======== Data provided
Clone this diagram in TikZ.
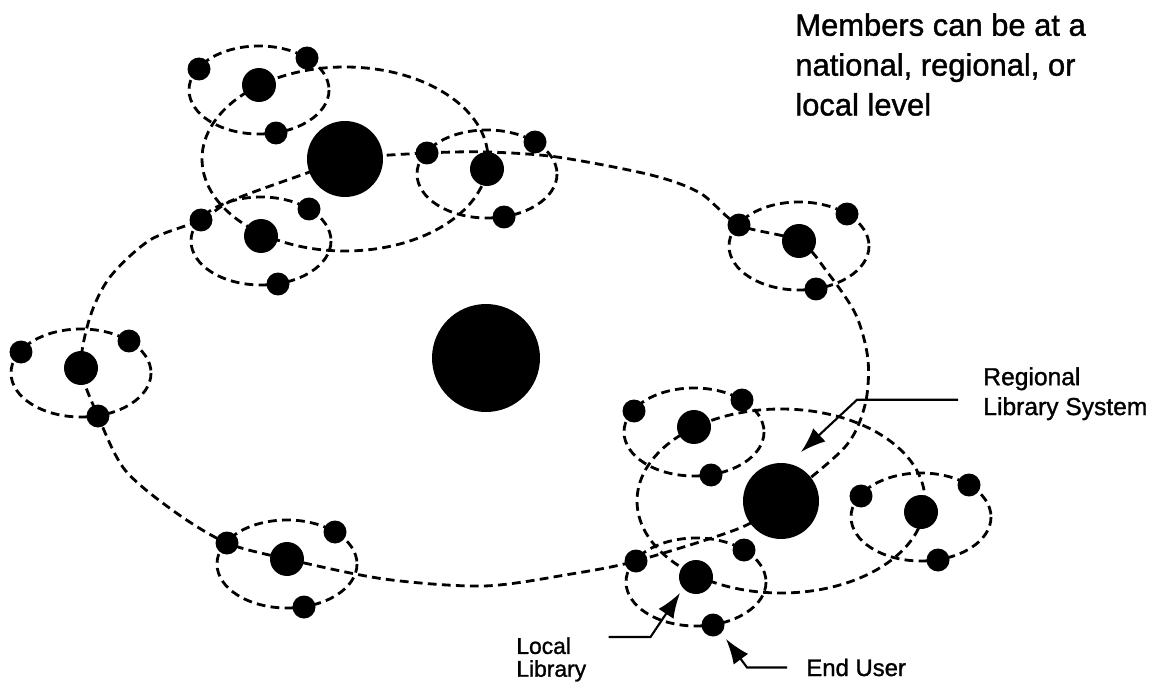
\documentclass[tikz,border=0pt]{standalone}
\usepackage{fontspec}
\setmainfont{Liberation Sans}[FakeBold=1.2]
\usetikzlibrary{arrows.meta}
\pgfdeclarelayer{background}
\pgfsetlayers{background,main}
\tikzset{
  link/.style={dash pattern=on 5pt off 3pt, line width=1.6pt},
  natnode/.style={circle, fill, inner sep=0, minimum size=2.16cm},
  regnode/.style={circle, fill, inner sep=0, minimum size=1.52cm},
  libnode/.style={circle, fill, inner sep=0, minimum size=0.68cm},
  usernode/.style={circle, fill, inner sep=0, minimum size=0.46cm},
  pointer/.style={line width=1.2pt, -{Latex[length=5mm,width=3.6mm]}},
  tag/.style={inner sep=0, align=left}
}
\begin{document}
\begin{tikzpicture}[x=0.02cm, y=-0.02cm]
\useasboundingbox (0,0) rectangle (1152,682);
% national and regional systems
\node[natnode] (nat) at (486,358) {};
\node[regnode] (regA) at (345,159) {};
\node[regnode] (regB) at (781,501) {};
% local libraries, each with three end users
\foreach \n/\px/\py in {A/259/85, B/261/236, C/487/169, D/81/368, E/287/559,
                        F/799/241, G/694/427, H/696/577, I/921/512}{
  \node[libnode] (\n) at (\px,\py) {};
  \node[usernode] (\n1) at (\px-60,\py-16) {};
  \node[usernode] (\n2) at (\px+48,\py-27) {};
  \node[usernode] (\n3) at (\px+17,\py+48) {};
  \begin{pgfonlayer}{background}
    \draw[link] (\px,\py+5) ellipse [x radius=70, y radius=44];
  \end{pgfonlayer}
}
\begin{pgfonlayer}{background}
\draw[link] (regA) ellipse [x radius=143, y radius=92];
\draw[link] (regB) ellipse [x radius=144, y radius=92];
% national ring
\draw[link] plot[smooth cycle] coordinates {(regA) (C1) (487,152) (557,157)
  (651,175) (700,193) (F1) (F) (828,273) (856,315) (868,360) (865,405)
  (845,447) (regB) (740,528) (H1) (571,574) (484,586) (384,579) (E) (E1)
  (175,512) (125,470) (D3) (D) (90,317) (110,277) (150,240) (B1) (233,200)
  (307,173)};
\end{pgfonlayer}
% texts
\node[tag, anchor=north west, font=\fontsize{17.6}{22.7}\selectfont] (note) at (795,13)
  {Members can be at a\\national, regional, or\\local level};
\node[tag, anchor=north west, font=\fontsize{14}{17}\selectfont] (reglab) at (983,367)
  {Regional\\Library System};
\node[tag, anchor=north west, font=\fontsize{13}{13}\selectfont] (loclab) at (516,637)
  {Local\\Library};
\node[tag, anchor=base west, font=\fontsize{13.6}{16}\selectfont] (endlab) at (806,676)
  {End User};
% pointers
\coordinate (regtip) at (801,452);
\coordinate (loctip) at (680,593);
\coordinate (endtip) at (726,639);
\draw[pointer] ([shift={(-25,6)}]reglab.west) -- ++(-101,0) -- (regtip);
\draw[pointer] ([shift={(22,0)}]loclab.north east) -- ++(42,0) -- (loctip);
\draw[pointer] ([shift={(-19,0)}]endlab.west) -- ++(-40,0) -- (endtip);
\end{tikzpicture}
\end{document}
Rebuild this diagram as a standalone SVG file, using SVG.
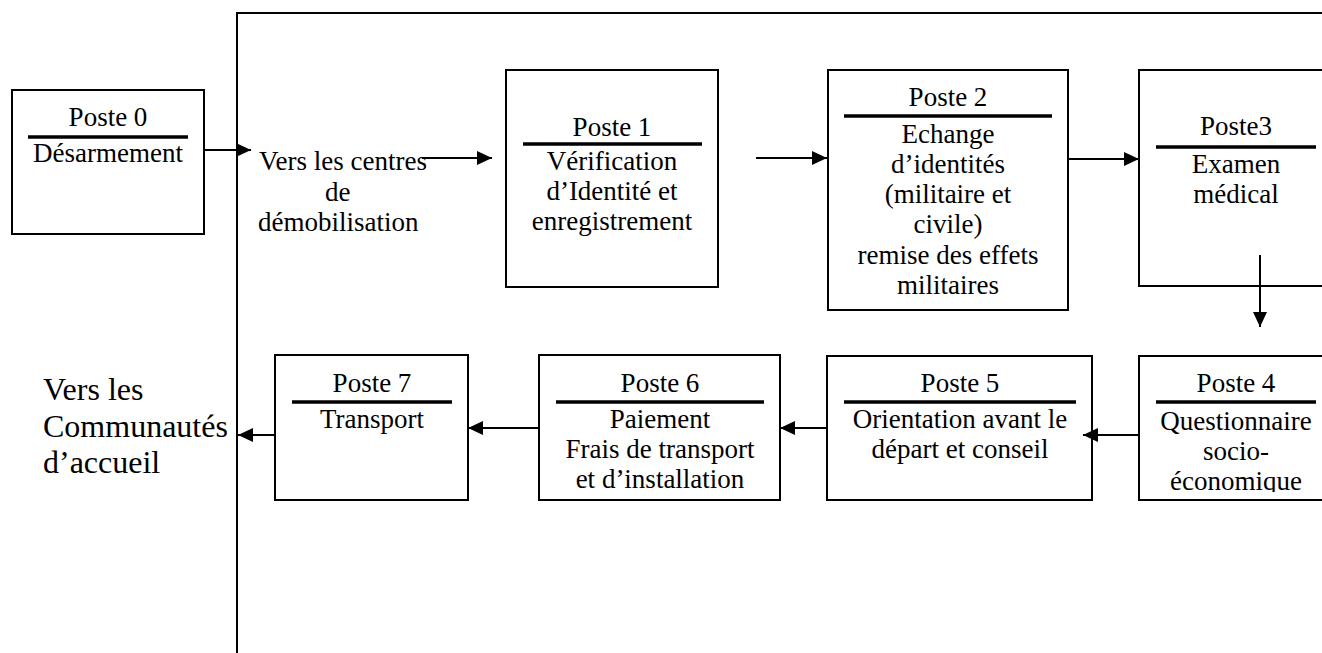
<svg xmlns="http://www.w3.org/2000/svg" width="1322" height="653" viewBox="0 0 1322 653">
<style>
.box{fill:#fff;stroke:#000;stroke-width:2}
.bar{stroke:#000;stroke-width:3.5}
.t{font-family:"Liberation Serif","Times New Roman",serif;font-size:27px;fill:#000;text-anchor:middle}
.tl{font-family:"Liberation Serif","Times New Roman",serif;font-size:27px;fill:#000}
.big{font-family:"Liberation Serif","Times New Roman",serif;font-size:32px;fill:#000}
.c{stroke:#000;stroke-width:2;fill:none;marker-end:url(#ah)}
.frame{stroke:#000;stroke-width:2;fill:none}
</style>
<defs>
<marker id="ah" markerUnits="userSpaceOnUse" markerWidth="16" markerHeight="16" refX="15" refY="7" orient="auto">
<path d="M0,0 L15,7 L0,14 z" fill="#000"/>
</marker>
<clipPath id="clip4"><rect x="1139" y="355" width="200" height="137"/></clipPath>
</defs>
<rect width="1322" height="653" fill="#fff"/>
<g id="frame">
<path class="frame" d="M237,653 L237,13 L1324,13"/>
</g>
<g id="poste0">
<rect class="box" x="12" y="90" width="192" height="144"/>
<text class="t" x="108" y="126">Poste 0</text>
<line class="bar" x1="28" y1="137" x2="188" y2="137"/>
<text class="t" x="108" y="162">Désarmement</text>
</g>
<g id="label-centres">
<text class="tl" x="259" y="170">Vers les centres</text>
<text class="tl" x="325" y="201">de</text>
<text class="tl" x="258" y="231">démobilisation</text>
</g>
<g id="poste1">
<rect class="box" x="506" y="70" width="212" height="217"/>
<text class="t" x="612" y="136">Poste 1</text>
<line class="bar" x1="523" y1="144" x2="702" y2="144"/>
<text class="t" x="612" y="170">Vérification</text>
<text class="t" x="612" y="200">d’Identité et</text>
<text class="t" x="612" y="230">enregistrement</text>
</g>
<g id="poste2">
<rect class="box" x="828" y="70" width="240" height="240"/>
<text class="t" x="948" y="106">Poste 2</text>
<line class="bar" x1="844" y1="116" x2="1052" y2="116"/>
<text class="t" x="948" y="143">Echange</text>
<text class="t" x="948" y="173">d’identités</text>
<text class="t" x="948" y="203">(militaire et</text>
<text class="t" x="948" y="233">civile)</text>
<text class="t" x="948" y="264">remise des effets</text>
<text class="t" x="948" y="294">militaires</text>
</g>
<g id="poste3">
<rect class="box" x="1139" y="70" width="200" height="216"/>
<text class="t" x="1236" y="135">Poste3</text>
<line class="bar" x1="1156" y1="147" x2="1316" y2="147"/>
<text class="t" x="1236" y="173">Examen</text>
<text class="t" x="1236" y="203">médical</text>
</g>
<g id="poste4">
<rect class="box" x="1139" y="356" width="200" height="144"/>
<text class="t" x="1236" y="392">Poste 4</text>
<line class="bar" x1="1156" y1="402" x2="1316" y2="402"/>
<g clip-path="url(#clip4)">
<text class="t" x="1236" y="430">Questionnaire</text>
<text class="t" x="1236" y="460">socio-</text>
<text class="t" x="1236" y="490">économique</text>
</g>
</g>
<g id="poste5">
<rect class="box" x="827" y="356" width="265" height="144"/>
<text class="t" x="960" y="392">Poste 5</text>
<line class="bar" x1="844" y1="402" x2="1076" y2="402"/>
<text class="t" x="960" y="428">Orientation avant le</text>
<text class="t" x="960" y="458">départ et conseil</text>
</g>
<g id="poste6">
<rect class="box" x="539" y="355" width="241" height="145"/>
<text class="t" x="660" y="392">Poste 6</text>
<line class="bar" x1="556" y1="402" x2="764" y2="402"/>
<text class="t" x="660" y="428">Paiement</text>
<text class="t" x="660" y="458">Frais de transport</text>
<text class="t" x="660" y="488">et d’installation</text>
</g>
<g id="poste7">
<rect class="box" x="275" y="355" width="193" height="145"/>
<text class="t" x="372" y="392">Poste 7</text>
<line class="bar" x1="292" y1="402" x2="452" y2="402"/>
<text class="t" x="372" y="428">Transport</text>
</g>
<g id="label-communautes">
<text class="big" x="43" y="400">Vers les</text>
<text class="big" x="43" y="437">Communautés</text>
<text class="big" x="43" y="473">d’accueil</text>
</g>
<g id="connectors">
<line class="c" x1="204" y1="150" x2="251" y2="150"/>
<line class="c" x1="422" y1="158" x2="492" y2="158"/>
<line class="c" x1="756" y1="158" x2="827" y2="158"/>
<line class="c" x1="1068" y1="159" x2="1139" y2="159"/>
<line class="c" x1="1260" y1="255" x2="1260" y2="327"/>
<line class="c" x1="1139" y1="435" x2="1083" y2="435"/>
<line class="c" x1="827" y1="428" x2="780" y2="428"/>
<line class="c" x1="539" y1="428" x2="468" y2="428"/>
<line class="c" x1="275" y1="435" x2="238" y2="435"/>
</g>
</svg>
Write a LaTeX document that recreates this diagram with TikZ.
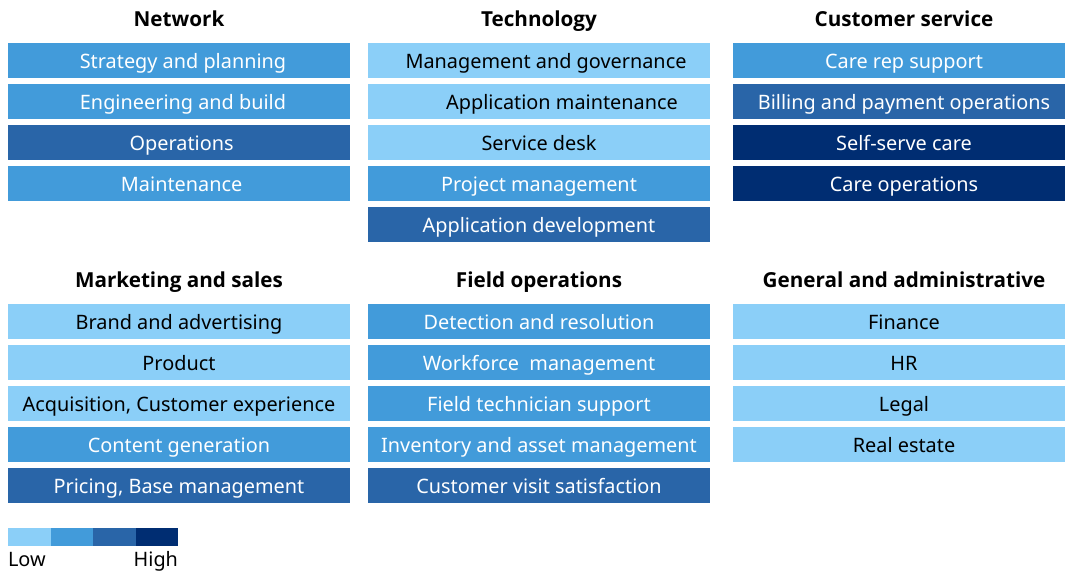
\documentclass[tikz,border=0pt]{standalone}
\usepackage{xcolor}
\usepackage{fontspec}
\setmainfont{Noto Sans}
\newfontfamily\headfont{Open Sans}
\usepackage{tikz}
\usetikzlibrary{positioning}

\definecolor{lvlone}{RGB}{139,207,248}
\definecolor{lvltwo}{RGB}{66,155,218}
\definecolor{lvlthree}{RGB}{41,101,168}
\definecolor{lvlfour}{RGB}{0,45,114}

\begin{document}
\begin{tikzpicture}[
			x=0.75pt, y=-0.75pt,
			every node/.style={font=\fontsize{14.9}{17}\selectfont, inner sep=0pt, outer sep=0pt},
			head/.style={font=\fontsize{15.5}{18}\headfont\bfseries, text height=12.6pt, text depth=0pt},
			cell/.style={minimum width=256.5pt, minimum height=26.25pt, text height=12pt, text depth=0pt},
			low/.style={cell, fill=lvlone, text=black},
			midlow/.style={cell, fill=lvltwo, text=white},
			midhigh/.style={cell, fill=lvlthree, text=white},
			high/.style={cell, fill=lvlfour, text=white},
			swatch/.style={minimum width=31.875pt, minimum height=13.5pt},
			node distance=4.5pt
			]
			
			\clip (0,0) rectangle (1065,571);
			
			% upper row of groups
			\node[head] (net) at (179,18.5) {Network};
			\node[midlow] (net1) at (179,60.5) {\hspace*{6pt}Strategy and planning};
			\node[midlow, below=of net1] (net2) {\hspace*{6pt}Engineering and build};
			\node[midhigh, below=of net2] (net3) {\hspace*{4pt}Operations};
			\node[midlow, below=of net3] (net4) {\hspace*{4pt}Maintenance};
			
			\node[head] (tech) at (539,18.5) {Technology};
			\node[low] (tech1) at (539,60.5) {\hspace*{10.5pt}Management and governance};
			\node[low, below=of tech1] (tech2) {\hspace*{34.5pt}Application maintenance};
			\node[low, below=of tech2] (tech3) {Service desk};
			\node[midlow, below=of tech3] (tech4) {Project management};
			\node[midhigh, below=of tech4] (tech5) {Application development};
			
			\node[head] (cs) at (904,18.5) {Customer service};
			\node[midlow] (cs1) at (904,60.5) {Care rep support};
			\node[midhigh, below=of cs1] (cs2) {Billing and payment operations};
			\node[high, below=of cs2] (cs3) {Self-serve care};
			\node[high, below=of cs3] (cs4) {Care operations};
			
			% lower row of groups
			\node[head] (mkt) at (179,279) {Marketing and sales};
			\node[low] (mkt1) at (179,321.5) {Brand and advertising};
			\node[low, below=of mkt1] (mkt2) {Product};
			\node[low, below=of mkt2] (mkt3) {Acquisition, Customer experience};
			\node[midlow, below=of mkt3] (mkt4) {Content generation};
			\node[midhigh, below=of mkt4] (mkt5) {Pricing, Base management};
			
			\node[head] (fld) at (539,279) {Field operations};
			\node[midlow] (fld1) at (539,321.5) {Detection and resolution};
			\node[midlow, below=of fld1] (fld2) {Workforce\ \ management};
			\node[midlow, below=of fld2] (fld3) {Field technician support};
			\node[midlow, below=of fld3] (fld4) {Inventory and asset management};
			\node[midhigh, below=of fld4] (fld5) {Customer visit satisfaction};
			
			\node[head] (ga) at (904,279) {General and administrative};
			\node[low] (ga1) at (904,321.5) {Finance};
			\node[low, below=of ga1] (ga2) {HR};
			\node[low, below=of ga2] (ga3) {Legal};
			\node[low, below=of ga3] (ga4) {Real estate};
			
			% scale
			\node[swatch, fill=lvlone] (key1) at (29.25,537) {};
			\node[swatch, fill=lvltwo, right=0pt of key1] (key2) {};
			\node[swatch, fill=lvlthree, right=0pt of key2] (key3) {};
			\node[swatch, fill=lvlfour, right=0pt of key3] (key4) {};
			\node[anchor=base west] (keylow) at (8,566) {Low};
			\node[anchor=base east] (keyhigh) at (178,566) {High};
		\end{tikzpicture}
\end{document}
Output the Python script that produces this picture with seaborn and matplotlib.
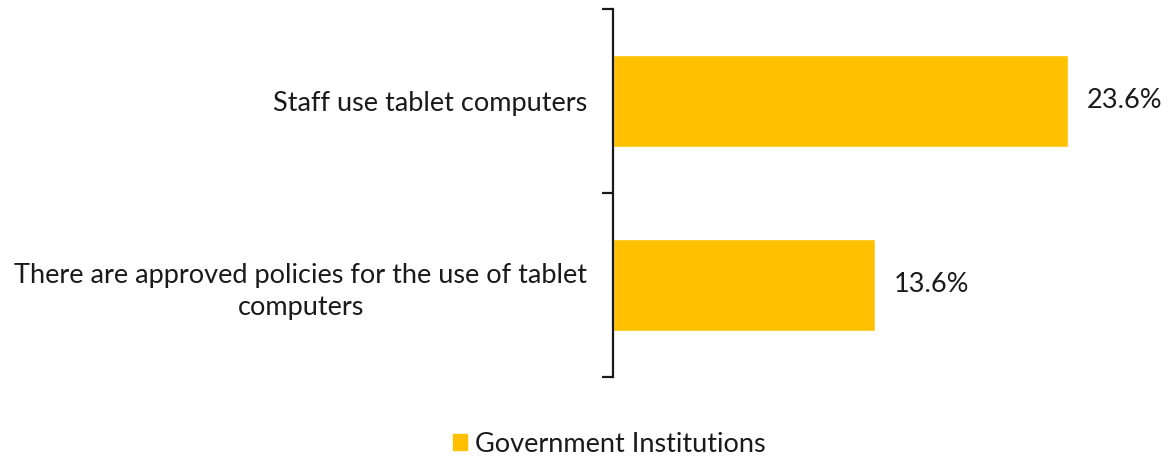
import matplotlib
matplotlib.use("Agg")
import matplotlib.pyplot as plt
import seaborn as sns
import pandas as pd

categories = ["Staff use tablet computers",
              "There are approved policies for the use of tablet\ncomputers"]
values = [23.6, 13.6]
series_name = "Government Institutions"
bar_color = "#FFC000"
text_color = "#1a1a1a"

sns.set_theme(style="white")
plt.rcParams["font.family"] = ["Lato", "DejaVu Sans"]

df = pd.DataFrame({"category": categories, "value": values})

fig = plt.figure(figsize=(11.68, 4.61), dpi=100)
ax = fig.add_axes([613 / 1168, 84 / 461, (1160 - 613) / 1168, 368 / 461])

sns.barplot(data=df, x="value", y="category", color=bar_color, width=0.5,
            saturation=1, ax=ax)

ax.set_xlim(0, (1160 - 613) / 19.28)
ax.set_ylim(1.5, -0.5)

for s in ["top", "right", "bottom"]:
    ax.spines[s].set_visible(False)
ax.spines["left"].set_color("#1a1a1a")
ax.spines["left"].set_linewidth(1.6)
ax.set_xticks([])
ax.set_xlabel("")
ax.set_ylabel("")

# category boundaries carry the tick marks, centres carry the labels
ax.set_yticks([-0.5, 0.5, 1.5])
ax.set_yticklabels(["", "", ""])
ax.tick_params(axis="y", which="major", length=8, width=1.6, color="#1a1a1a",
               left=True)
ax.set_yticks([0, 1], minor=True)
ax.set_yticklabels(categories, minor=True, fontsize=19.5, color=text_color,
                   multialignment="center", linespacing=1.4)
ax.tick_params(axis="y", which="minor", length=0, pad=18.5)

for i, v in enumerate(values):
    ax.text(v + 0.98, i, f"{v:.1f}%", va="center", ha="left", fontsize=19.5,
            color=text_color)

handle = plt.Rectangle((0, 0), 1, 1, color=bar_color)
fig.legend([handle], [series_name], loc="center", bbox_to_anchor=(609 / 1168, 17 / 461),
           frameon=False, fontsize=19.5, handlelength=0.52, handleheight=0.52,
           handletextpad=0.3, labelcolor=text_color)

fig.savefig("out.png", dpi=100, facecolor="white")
================
# Your goal
Only the lines from the one with "Output the Python" through the one with "saturation=1, ax=ax)" belong in your copy; retype them exactly and drop any pictures.

# Finished task
Output the Python script that produces this picture with seaborn and matplotlib.
import matplotlib
matplotlib.use("Agg")
import matplotlib.pyplot as plt
import seaborn as sns
import pandas as pd

categories = ["Staff use tablet computers",
              "There are approved policies for the use of tablet\ncomputers"]
values = [23.6, 13.6]
series_name = "Government Institutions"
bar_color = "#FFC000"
text_color = "#1a1a1a"

sns.set_theme(style="white")
plt.rcParams["font.family"] = ["Lato", "DejaVu Sans"]

df = pd.DataFrame({"category": categories, "value": values})

fig = plt.figure(figsize=(11.68, 4.61), dpi=100)
ax = fig.add_axes([613 / 1168, 84 / 461, (1160 - 613) / 1168, 368 / 461])

sns.barplot(data=df, x="value", y="category", color=bar_color, width=0.5,
            saturation=1, ax=ax)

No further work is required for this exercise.